— WHAT TO DO —
Can you output, word for word, the lines between the one holding "Generate a Python" and the one holding "0.998, 1.0, 1.0, 1.0]", inclusive, leaving out any pictures?

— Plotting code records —

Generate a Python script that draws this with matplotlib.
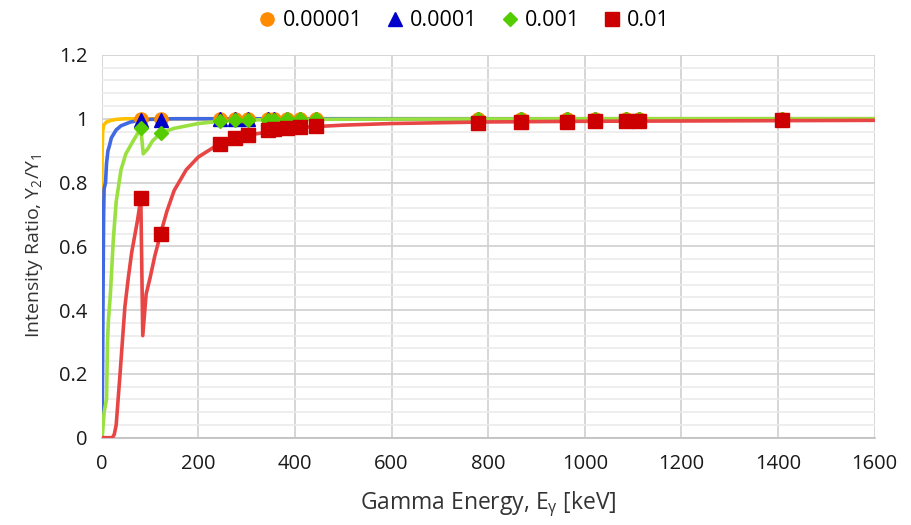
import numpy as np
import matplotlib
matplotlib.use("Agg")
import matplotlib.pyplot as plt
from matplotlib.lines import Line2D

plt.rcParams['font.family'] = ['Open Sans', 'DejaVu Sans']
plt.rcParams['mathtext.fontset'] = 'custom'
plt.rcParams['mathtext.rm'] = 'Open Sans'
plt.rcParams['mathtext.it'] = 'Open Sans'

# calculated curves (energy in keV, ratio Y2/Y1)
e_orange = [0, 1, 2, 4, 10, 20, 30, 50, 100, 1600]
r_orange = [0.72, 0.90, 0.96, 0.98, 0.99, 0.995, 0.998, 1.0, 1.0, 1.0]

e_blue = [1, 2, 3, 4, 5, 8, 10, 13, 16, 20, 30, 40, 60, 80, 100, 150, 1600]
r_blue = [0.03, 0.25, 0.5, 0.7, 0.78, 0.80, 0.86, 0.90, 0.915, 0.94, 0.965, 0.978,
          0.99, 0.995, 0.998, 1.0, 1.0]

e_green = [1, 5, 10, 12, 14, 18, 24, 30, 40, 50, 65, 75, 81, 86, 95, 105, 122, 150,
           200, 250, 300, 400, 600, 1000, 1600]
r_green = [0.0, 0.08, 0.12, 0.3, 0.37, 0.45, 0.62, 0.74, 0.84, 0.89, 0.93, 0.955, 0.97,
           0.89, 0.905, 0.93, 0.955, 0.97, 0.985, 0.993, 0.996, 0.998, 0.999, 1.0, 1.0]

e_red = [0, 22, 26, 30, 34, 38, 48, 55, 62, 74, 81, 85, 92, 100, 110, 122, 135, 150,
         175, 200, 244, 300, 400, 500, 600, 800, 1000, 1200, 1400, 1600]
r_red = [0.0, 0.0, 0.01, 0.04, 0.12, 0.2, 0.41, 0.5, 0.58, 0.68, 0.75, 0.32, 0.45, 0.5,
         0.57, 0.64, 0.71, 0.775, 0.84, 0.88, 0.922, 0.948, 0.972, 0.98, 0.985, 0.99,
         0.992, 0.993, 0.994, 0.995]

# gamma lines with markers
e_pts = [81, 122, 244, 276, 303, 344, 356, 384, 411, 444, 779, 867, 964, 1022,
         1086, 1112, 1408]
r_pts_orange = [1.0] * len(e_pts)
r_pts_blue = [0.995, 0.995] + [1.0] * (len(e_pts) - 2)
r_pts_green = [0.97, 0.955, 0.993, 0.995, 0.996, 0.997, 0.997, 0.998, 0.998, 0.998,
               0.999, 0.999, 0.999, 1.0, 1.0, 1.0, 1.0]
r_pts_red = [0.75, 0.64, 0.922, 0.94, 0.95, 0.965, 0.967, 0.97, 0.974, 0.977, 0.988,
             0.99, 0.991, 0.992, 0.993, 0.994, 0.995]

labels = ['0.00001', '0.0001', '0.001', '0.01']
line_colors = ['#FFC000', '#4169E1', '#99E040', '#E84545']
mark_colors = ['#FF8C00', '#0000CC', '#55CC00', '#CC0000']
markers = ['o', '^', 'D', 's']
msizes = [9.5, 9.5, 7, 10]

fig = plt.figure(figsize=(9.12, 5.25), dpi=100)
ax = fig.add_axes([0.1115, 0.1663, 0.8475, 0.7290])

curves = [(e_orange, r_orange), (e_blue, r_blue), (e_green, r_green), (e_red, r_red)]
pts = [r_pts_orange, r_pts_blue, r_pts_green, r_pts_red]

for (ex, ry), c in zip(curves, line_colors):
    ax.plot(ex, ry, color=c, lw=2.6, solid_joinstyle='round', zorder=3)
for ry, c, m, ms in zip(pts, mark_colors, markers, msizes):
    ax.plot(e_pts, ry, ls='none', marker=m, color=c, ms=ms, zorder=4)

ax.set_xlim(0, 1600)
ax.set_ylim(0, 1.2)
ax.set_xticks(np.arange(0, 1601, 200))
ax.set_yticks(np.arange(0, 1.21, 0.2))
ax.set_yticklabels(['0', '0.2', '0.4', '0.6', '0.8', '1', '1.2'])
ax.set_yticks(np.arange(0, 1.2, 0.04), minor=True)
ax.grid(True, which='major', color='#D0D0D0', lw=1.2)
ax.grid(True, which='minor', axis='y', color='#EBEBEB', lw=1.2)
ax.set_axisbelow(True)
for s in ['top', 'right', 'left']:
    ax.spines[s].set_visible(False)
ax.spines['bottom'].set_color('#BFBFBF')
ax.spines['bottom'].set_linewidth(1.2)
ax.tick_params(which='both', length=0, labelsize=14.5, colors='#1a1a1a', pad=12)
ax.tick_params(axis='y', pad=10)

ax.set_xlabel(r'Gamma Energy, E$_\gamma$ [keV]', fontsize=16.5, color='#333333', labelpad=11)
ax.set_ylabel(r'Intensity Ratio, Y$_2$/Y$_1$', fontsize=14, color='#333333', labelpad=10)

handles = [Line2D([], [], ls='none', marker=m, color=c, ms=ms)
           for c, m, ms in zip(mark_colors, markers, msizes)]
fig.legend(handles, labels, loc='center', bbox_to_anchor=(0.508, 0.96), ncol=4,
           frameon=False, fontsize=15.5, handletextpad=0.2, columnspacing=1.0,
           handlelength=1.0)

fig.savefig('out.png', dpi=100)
...
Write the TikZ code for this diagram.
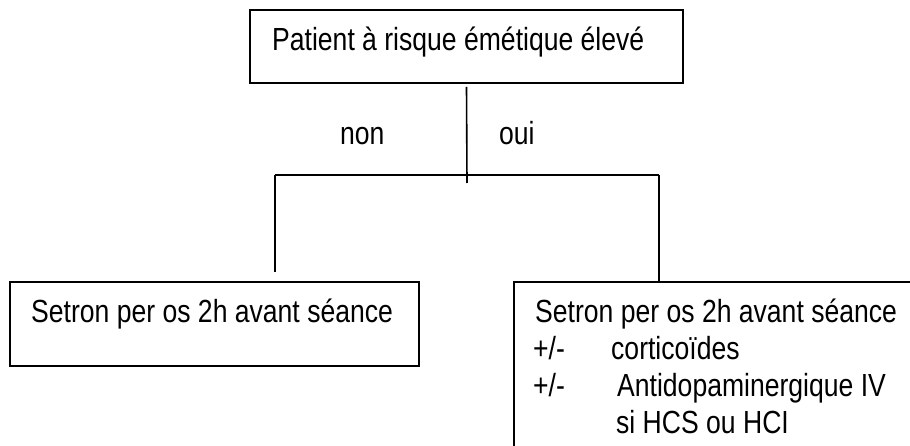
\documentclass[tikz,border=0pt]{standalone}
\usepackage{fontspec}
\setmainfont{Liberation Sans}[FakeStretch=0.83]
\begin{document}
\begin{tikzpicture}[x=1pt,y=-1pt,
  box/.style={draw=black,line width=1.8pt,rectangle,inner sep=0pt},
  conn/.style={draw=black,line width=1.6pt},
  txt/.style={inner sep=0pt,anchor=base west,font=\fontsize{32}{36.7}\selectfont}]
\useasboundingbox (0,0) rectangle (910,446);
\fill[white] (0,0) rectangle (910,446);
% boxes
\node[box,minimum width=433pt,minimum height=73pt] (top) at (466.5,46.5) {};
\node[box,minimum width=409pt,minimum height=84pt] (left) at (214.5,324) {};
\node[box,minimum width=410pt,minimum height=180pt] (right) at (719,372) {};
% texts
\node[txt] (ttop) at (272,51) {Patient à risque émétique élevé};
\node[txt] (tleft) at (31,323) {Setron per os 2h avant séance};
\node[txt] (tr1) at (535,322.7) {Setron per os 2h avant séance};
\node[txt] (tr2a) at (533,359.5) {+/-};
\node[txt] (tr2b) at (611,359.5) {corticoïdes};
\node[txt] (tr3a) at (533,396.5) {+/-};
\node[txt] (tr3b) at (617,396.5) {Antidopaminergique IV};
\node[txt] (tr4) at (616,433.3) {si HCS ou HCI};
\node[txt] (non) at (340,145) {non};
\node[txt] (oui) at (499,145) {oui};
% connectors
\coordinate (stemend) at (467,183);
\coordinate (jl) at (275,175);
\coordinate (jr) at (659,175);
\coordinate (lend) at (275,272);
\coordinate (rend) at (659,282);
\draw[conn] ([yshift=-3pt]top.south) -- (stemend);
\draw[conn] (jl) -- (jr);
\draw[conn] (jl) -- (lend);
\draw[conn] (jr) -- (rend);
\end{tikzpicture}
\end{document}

— EXERCISE OUTPUT —
Generate a Python script that draws this with matplotlib.
import numpy as np
import matplotlib
matplotlib.use("Agg")
import matplotlib.pyplot as plt
from matplotlib.lines import Line2D

plt.rcParams['font.family'] = ['Open Sans', 'DejaVu Sans']
plt.rcParams['mathtext.fontset'] = 'custom'
plt.rcParams['mathtext.rm'] = 'Open Sans'
plt.rcParams['mathtext.it'] = 'Open Sans'

# calculated curves (energy in keV, ratio Y2/Y1)
e_orange = [0, 1, 2, 4, 10, 20, 30, 50, 100, 1600]
r_orange = [0.72, 0.90, 0.96, 0.98, 0.99, 0.995, 0.998, 1.0, 1.0, 1.0]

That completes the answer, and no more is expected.